Republicans folded on their attempts to shutter the Office of Congressional Ethics in a caucus meeting held on Tuesday following a public outcry over the move, but kept the policy to fine any broadcast from the House floor.

One of Peters' proposed solutions to the limitation on new technology in the House chamber included returning control of C-SPAN cameras to the network. The congressman proposed a bill last session that would do just that, and while he admitted the proposal didn't get very far, he does plan to reintroduce it this year.

In the meantime, the advancement of technology won't slow even if its use is halted inside the House. The congressman said he expected to see adoption increase among members as social media and technology become more and more important both for communication with the public and campaigning.

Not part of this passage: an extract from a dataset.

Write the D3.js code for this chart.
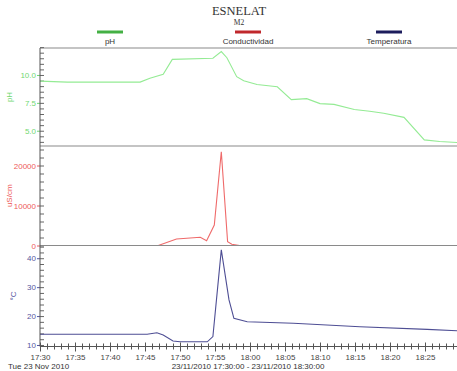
<html>
<head>
<meta charset="utf-8">
<style>
body { margin: 0; background: #fff; }
text { font-family: "Liberation Sans", Arial, sans-serif; }
</style>
</head>
<body>
<div id="chart"></div>
<script src="https://cdn.jsdelivr.net/npm/d3@7"></script>
<script>
// values
var phTimes = ["17:30:00","17:33:54","17:44:18","17:45:42","17:47:36","17:48:54","17:54:42","17:55:54","17:56:42","17:58:06","17:59:06","18:01:00","18:03:54","18:05:54","18:08:06","18:10:00","18:12:00","18:14:54","18:17:06","18:19:06","18:22:00","18:24:54","18:27:06","18:29:36"];
var phValues = [9.45, 9.36, 9.36, 9.70, 10.06, 11.4, 11.5, 12.1, 11.55, 9.85, 9.48, 9.15, 8.94, 7.79, 7.88, 7.43, 7.36, 6.9, 6.75, 6.57, 6.2, 4.18, 4.03, 3.94];

var condTimes = ["17:30:00","17:46:54","17:49:30","17:52:54","17:53:48","17:54:54","17:55:54","17:56:48","17:57:24","17:58:30","18:30:00"];
var condValues = [0, 0, 1625, 2050, 1200, 5100, 23450, 950, 300, 0, 0];

var tempTimes = ["17:30:00","17:45:18","17:46:42","17:47:36","17:49:00","17:50:00","17:53:54","17:54:42","17:55:54","17:57:00","17:57:42","17:59:36","18:06:12","18:15:42","18:25:18","18:29:36"];
var tempValues = [13.7, 13.7, 14.25, 13.46, 11.4, 11.1, 11.1, 12.9, 42.9, 25.6, 19.2, 18.06, 17.5, 16.3, 15.4, 14.9];

var seriesNames = ["pH", "Conductividad", "Temperatura"];
var phTicks = [5.0, 7.5, 10.0];
var condTicks = [0, 10000, 20000];
var tempTicks = [10, 20, 30, 40];

var W = 457, H = 371;
var svg = d3.select("#chart").append("svg").attr("width", W).attr("height", H);
var parse = d3.timeParse("%Y-%m-%d %H:%M:%S");
function t(s) { return parse("2010-11-23 " + s); }

var left = 40;
var x = d3.scaleTime().domain([t("17:30:00"), t("18:30:00")]).range([left, 460]);

var panels = [
    {name: "pH", times: phTimes, vals: phValues, top: 48, bottom: 146, domain: [3.63, 12.42],
     ticks: phTicks, minor: d3.range(4, 12.6, 0.5), fmt: d3.format(".1f"),
     line: "#94eb94", label: "#72d872", legend: "#44b044", title: "pH", tx: 12},
    {name: "Conductividad", times: condTimes, vals: condValues, top: 146, bottom: 245.5, domain: [0, 24875],
     ticks: condTicks, minor: d3.range(0, 24001, 2000), fmt: d3.format("d"),
     line: "#ef6a6a", label: "#ee5a5a", legend: "#c0282c", title: "uS/cm", tx: 12},
    {name: "Temperatura", times: tempTimes, vals: tempValues, top: 245.5, bottom: 346.5, domain: [9.48, 44.4],
     ticks: tempTicks, minor: d3.range(10, 44.1, 2), fmt: d3.format("d"),
     line: "#4e4e94", label: "#5656a0", legend: "#1c1c5c", title: "\u00b0C", tx: 16}
];

svg.append("defs").append("clipPath").attr("id", "clip")
    .append("rect").attr("x", left).attr("y", 40).attr("width", W - left).attr("height", 310);

// frame lines
svg.append("line").attr("x1", left).attr("x2", W).attr("y1", 48).attr("y2", 48)
    .attr("stroke", "#8a8a8a").attr("stroke-width", 1.2);

panels.forEach(function (p, i) {
    var y = d3.scaleLinear().domain(p.domain).range([p.bottom, p.top]);

    if (i > 0) {
        svg.append("line").attr("x1", left).attr("x2", W).attr("y1", p.top).attr("y2", p.top)
            .attr("stroke", "#8a8a8a").attr("stroke-width", 1.2);
    }

    // minor ticks to the right of the axis
    var minor = svg.append("g").attr("transform", "translate(" + left + ",0)")
        .call(d3.axisRight(y).tickValues(p.minor).tickSize(4).tickFormat(""));
    minor.select(".domain").remove();
    minor.selectAll("line").attr("stroke", "#666");

    var major = svg.append("g").attr("transform", "translate(" + left + ",0)")
        .call(d3.axisLeft(y).tickValues(p.ticks).tickSize(3).tickPadding(1).tickFormat(p.fmt));
    major.select(".domain").remove();
    major.selectAll("line").attr("stroke", p.label);
    major.selectAll("text").attr("fill", p.label).style("font-size", "8px")
        .style("font-family", "'Liberation Sans', Arial, sans-serif");

    svg.append("text")
        .attr("transform", "translate(" + p.tx + "," + ((p.top + p.bottom) / 2) + ") rotate(-90)")
        .attr("text-anchor", "middle").attr("fill", p.label).style("font-size", "8px")
        .text(p.title);

    var data = p.times.map(function (s, k) { return {t: t(s), v: p.vals[k]}; });
    svg.append("path").datum(data)
        .attr("clip-path", "url(#clip)")
        .attr("fill", "none").attr("stroke", p.line).attr("stroke-width", 1.1)
        .attr("d", d3.line().x(function (d) { return x(d.t); }).y(function (d) { return y(d.v); }));
});

// left axis line
svg.append("line").attr("x1", left).attr("x2", left).attr("y1", 48).attr("y2", 346.5)
    .attr("stroke", "#555").attr("stroke-width", 1);

// time axis (the last label, 18:30, falls outside the picture)
var axisY = 346.5;
var xMinor = svg.append("g").attr("transform", "translate(0," + axisY + ")")
    .call(d3.axisBottom(x).ticks(d3.timeMinute.every(1)).tickSize(3).tickFormat(""));
xMinor.selectAll("line").attr("y1", -3).attr("stroke", "#555");
xMinor.select(".domain").attr("stroke", "#555").attr("d", "M" + left + ",0H" + W);

var majorTimes = x.ticks(d3.timeMinute.every(5)).filter(function (d) { return x(d) < W - 5; });
var xMajor = svg.append("g").attr("transform", "translate(0," + axisY + ")")
    .call(d3.axisBottom(x).tickValues(majorTimes).tickSize(5).tickPadding(3)
        .tickFormat(d3.timeFormat("%H:%M")));
xMajor.select(".domain").remove();
xMajor.selectAll("line").attr("y1", -4).attr("stroke", "#555");
xMajor.selectAll("text").attr("fill", "#444").style("font-size", "8px")
    .style("font-family", "'Liberation Sans', Arial, sans-serif");

svg.append("text").attr("x", 8).attr("y", 369).attr("fill", "#333").style("font-size", "8px")
    .text("Tue 23 Nov 2010");
svg.append("text").attr("x", 248).attr("y", 369).attr("text-anchor", "middle").attr("fill", "#333")
    .style("font-size", "8px").text("23/11/2010 17:30:00 - 23/11/2010 18:30:00");

// titles
svg.append("text").attr("x", 239).attr("y", 15).attr("text-anchor", "middle").attr("fill", "#333")
    .style("font-family", "'Liberation Serif', 'DejaVu Serif', serif").style("font-size", "12.5px")
    .text("ESNELAT");
svg.append("text").attr("x", 239).attr("y", 25).attr("text-anchor", "middle").attr("fill", "#333")
    .style("font-family", "'Liberation Serif', 'DejaVu Serif', serif").style("font-size", "7.5px")
    .text("M2");

// legend
var legendX = [110, 248, 389];
seriesNames.forEach(function (n, i) {
    svg.append("line").attr("x1", legendX[i] - 13).attr("x2", legendX[i] + 13)
        .attr("y1", 32).attr("y2", 32).attr("stroke", panels[i].legend).attr("stroke-width", 3);
    svg.append("text").attr("x", legendX[i]).attr("y", 44).attr("text-anchor", "middle")
        .attr("fill", "#333").style("font-size", "8px").text(n);
});
</script>
</body>
</html>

"Institutions are the last to move and the slowest to change and they resist change," he said. "I think someday it will come, but a lot of the folks in the beauracracy—a beauracracy in which they've succeed—they like things the way it is."

The congressman has seen considerable success adopting new ways of connecting with the public outside of his Periscope broadcast. "I'm probably the oldest guy on Snapchat, Peters said, but he's heard from young constituents who appreciate his presence on the platform.

"We'll have to keep being creative. I hope we don't have to break any rules but it's really important to join the people with the government," he said.

Peters said he doesn't want to put the sergeant-at-arms in a position to punish him—"the thing I don't like about this is you take these people who are supposed to be non-partisan and you put them in a position of being antagonistic toward the members," he said—but acknowledged that he would consider incurring the fine if needed to provide access to the public.